= The exercise =
Transcribe all the entries word for word, skipping the pictures.
**********
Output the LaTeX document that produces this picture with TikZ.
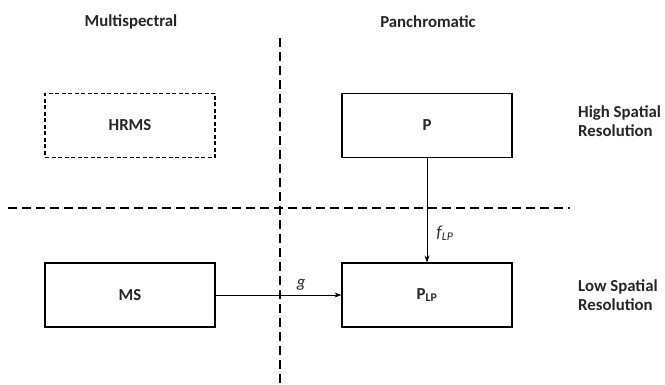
\documentclass[tikz,border=0pt]{standalone}
\usepackage{fontspec}
\setmainfont{Carlito}
\usetikzlibrary{positioning,arrows.meta}
\begin{document}
\begin{tikzpicture}[x=1pt,y=-1pt,font=\fontsize{16.8}{19}\selectfont\bfseries,
  text=black!85,
  imgbox/.style={draw=black,line width=1.1pt,minimum width=170pt,minimum height=64pt,inner sep=0pt},
  divider/.style={line width=1.8pt,dash pattern=on 9pt off 5pt},
  sidelabel/.style={align=left,anchor=west,inner sep=0pt},
  mapping/.style={line width=0.8pt,-{Stealth[length=7pt,width=5pt]}}]
\useasboundingbox (0,0) rectangle (665,385);
% dividers
\coordinate (vtop) at (280,38);
\coordinate (vbot) at (280,385);
\coordinate (hleft) at (8,208);
\coordinate (hright) at (570,208);
\draw [divider] (vtop) -- (vbot);
\draw [divider] (hleft) -- (hright);
% column headings
\node (mstitle) at (131,22) {Multispectral};
\node (pantitle) at (428,22) {Panchromatic};
% row headings
\node [sidelabel] (high) at (578,121) {High Spatial\\Resolution};
\node [sidelabel] (low) at (578,295) {Low Spatial\\Resolution};
% images
\node [imgbox,dash pattern=on 4pt off 2.5pt] (hrms) at (130,125.5) {HRMS};
\node [imgbox] (p) at (427,125.5) {P};
\node [imgbox] (ms) at (130,295) {MS};
\node [imgbox] (plp) at (427,295) {P\textsubscript{LP}};
% degradations
\draw [mapping] (p) -- node [right=6pt,pos=0.72,font=\fontsize{16.8}{19}\selectfont\itshape] (flp) {f\textsubscript{LP}} (plp);
\draw [mapping] (ms) -- node [above=1pt,pos=0.68,font=\fontsize{16.8}{19}\selectfont\itshape] (g) {g} (plp);
\end{tikzpicture}
\end{document}
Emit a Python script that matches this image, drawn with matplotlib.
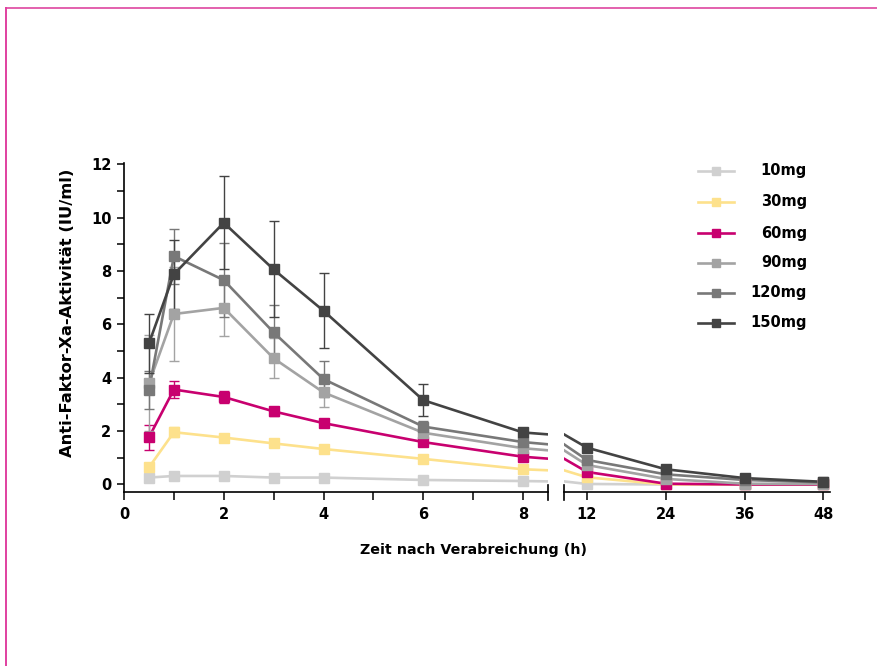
**********
= Solution to this problem =
Output the LaTeX document that produces this picture with TikZ.
\documentclass[tikz,border=0pt]{standalone}
\usepackage{fontspec}
\setmainfont{Carlito}
\usetikzlibrary{positioning,arrows.meta}
\begin{document}
\begin{tikzpicture}[x=1pt,y=-1pt,font=\fontsize{16.8}{19}\selectfont\bfseries,
  text=black!85,
  imgbox/.style={draw=black,line width=1.1pt,minimum width=170pt,minimum height=64pt,inner sep=0pt},
  divider/.style={line width=1.8pt,dash pattern=on 9pt off 5pt},
  sidelabel/.style={align=left,anchor=west,inner sep=0pt},
  mapping/.style={line width=0.8pt,-{Stealth[length=7pt,width=5pt]}}]
\useasboundingbox (0,0) rectangle (665,385);
% dividers
\coordinate (vtop) at (280,38);
\coordinate (vbot) at (280,385);
\coordinate (hleft) at (8,208);
\coordinate (hright) at (570,208);
\draw [divider] (vtop) -- (vbot);
\draw [divider] (hleft) -- (hright);
% column headings
\node (mstitle) at (131,22) {Multispectral};
\node (pantitle) at (428,22) {Panchromatic};
% row headings
\node [sidelabel] (high) at (578,121) {High Spatial\\Resolution};
\node [sidelabel] (low) at (578,295) {Low Spatial\\Resolution};
% images
\node [imgbox,dash pattern=on 4pt off 2.5pt] (hrms) at (130,125.5) {HRMS};
\node [imgbox] (p) at (427,125.5) {P};
\node [imgbox] (ms) at (130,295) {MS};
\node [imgbox] (plp) at (427,295) {P\textsubscript{LP}};
% degradations
\draw [mapping] (p) -- node [right=6pt,pos=0.72,font=\fontsize{16.8}{19}\selectfont\itshape] (flp) {f\textsubscript{LP}} (plp);
\draw [mapping] (ms) -- node [above=1pt,pos=0.68,font=\fontsize{16.8}{19}\selectfont\itshape] (g) {g} (plp);
\end{tikzpicture}
\end{document}
Emit a Python script that matches this image, drawn with matplotlib.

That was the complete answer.